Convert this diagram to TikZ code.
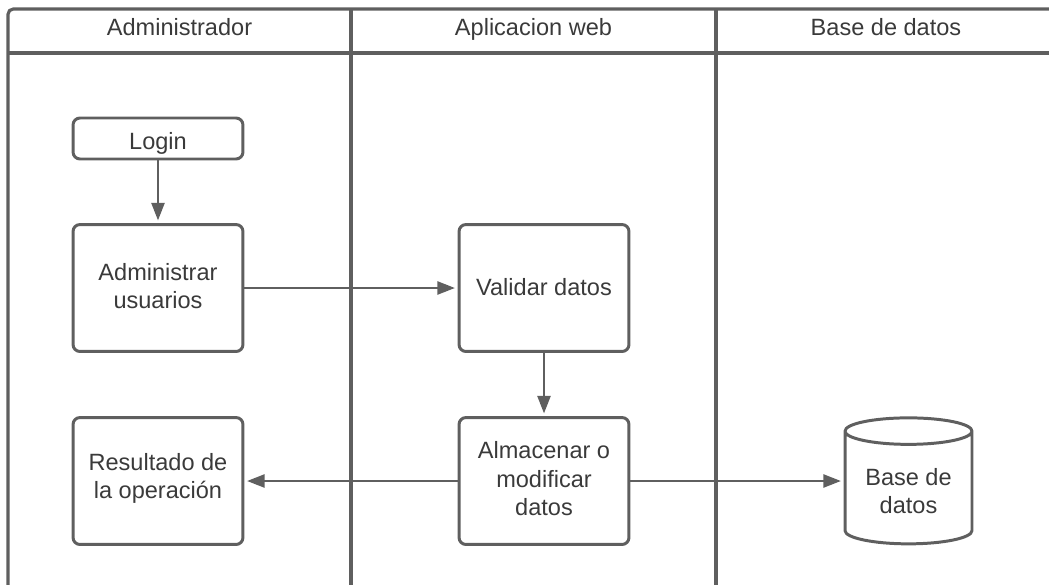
\documentclass[tikz,border=0pt]{standalone}
\usepackage{fontspec}
\setmainfont{Liberation Sans}
\usepackage{tikz}
\usetikzlibrary{arrows.meta,shapes.geometric}
\definecolor{edge}{RGB}{95,95,95}
\definecolor{ink}{RGB}{58,58,58}

\begin{document}
\begin{tikzpicture}[
        x=0.02cm, y=-0.02cm,
        box/.style={rectangle, draw=edge, line width=1.7pt, minimum width=3.4cm, minimum height=2.54cm,
                    align=center, rounded corners=4pt, text=ink, font=\fontsize{13.4}{16}\selectfont},
        store/.style={cylinder, shape border rotate=90, aspect=0.27, draw=edge, line width=1.7pt, minimum width=2.54cm,
                    minimum height=2.52cm, align=center, text=ink, font=\fontsize{13.4}{16}\selectfont},
        head/.style={text=ink, text height=10pt, text depth=3pt, font=\fontsize{13.4}{16}\selectfont},
        lane/.style={draw=edge, line width=1.8pt},
        link/.style={draw=edge, line width=1.2pt, shorten >=1.5pt, -{Triangle[length=10pt,width=7.5pt]}}
      ]
        \useasboundingbox (0, 0) rectangle (1049, 585);

        % swimlanes
        \draw[lane, rounded corners=3pt] (8, 585) -- (8, 9) -- (1049, 9);
        \draw[lane] (8, 53) -- (1049, 53);
        \foreach \x in {351, 716} {
          \draw[lane] (\x, 9) -- (\x, 585);
        }

        \node[head] (admin) at (179.5, 29.8) {Administrador};
        \node[head] (webapp) at (533.5, 29.8) {Aplicacion web};
        \node[head] (database) at (886, 29.8) {Base de datos};

        \node[box, minimum height=0.82cm, text height=12pt, text depth=0pt] (login) at (158, 138.5) {Login};
        \node[box, text depth=2.8pt] (manage) at (158, 288) {Administrar\\usuarios};
        \node[box, text height=8pt, text depth=0pt] (validate) at (544, 288) {Validar datos};
        \node[box, text depth=2.8pt] (save) at (544, 481) {Almacenar o\\modificar\\datos};
        \node[box, text depth=6.2pt] (result) at (158, 481) {Resultado de\\la operación};
        \node[store] (db) at (908.5, 491) {Base de\\datos};

        \draw[link] (login) -- (manage);
        \draw[link] (manage) -- (validate);
        \draw[link] (validate) -- (save);
        \draw[link] (save) -- (result);
        \draw[link] (save) -- (db.west |- save);
      \end{tikzpicture}
\end{document}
━━━━━━━━━━━━━━━━━━━━
■ STATED GOAL ■
Emit the lines of the material exactly, from its first line to the line containing "rectangle (1049, 585);", inclusive; leave every picture out.

■ ANSWER IN FULL ■
Convert this diagram to TikZ code.
\documentclass[tikz,border=0pt]{standalone}
\usepackage{fontspec}
\setmainfont{Liberation Sans}
\usepackage{tikz}
\usetikzlibrary{arrows.meta,shapes.geometric}
\definecolor{edge}{RGB}{95,95,95}
\definecolor{ink}{RGB}{58,58,58}

\begin{document}
\begin{tikzpicture}[
        x=0.02cm, y=-0.02cm,
        box/.style={rectangle, draw=edge, line width=1.7pt, minimum width=3.4cm, minimum height=2.54cm,
                    align=center, rounded corners=4pt, text=ink, font=\fontsize{13.4}{16}\selectfont},
        store/.style={cylinder, shape border rotate=90, aspect=0.27, draw=edge, line width=1.7pt, minimum width=2.54cm,
                    minimum height=2.52cm, align=center, text=ink, font=\fontsize{13.4}{16}\selectfont},
        head/.style={text=ink, text height=10pt, text depth=3pt, font=\fontsize{13.4}{16}\selectfont},
        lane/.style={draw=edge, line width=1.8pt},
        link/.style={draw=edge, line width=1.2pt, shorten >=1.5pt, -{Triangle[length=10pt,width=7.5pt]}}
      ]
        \useasboundingbox (0, 0) rectangle (1049, 585);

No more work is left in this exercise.